Work required →
Quote from the first line below through the line that contains "const ejectors = ['NO", both included, and leave the pictures out.

— begin —

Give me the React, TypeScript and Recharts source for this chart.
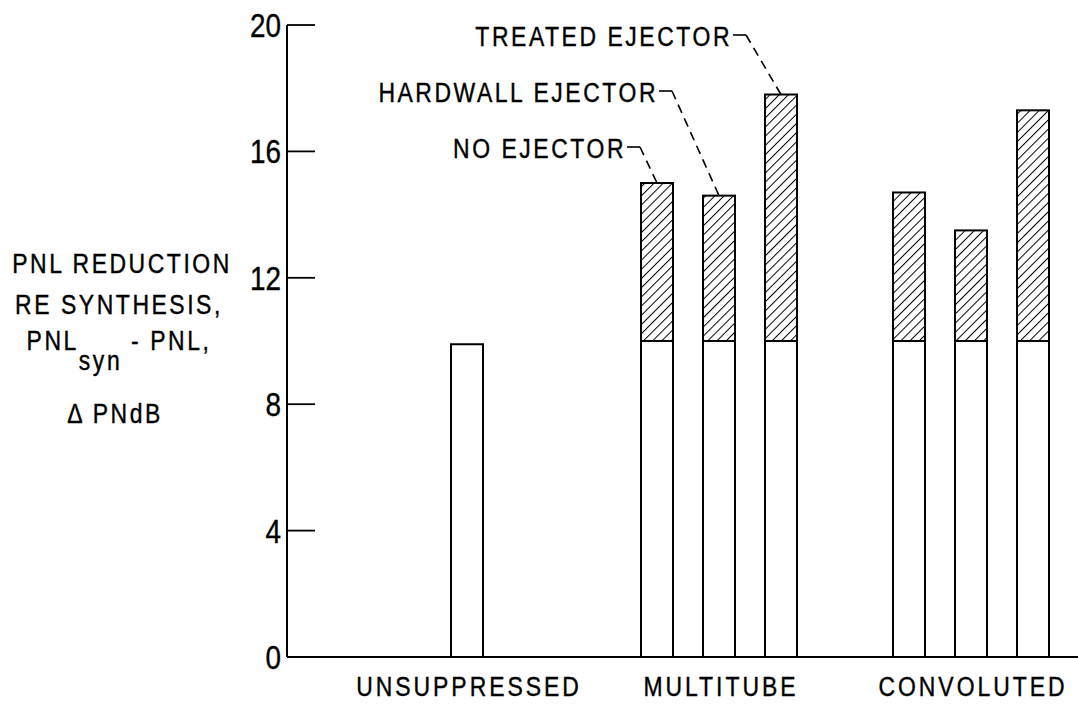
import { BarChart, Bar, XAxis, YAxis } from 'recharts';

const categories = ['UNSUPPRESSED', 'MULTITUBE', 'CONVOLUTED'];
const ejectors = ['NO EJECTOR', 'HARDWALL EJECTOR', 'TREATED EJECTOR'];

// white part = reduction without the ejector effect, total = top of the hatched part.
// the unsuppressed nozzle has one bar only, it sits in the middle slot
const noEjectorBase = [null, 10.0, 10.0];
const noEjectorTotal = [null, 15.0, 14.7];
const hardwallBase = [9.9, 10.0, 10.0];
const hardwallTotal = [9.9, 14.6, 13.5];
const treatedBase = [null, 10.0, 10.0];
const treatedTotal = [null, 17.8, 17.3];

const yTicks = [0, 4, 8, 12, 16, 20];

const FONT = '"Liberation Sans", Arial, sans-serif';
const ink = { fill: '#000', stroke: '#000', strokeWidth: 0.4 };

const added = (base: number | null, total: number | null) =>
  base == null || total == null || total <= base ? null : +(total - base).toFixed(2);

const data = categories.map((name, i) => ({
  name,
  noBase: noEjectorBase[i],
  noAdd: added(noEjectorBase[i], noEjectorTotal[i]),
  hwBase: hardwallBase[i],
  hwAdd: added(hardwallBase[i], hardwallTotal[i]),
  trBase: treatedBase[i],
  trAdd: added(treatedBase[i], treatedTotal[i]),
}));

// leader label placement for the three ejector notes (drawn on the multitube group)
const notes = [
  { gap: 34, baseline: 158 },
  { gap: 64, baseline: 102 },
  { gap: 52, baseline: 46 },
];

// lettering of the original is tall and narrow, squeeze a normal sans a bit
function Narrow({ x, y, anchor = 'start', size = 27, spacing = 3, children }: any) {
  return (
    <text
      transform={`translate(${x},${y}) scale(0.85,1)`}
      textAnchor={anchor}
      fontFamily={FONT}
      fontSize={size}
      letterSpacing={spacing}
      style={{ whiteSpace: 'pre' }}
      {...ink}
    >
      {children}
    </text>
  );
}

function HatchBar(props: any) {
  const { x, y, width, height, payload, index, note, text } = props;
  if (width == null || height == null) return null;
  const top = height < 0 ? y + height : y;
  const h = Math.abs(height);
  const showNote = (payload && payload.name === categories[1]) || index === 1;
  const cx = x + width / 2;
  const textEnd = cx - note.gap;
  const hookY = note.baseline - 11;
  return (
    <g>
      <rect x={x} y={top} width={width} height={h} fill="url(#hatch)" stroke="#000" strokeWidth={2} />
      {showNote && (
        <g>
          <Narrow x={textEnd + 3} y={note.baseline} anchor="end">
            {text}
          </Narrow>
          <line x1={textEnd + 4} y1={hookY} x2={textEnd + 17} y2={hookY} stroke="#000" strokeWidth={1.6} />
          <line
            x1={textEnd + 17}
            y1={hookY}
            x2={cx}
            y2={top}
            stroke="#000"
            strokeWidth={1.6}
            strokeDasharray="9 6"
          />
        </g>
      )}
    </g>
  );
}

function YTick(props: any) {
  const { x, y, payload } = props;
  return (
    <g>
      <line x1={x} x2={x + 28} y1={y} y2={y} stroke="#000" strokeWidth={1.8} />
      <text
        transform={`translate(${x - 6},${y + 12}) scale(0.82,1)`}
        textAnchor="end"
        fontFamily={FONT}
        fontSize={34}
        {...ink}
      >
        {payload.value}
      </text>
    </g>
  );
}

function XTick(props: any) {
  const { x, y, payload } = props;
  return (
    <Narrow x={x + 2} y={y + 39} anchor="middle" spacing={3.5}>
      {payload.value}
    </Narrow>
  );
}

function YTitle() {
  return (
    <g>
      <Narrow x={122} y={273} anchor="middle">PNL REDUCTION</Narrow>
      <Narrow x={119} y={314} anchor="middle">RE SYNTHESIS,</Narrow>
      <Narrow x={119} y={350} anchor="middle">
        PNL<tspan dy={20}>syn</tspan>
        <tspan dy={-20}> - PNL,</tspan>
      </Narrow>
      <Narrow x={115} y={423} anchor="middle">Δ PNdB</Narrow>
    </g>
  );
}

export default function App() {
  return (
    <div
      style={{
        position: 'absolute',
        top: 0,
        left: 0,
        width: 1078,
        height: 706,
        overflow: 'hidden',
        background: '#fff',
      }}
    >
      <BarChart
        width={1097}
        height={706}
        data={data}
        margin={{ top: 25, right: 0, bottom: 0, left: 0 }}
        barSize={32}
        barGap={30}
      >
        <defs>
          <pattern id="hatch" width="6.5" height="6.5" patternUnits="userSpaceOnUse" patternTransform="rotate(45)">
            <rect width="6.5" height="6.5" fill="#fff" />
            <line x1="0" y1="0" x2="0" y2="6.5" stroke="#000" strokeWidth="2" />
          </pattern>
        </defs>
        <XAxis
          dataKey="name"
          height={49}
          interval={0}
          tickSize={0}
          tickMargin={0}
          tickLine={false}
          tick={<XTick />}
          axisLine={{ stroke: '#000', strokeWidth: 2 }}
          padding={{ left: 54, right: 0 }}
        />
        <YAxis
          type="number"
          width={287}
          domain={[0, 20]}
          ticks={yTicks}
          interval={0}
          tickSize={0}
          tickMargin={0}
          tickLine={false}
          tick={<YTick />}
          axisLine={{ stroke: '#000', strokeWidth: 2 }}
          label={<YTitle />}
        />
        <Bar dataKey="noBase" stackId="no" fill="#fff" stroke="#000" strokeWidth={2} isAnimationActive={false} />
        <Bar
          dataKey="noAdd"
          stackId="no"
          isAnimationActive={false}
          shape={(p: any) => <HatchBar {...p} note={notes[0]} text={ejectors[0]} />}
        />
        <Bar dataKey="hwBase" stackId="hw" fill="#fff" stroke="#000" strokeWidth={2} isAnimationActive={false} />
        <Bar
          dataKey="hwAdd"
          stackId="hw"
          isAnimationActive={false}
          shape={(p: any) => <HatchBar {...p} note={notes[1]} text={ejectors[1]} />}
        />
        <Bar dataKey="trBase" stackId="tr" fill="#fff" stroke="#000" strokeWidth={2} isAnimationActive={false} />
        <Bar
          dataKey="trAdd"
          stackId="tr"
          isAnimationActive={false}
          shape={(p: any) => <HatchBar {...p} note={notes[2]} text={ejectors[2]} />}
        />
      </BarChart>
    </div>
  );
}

— end —

Solution →
Give me the React, TypeScript and Recharts source for this chart.
import { BarChart, Bar, XAxis, YAxis } from 'recharts';

const categories = ['UNSUPPRESSED', 'MULTITUBE', 'CONVOLUTED'];
const ejectors = ['NO EJECTOR', 'HARDWALL EJECTOR', 'TREATED EJECTOR'];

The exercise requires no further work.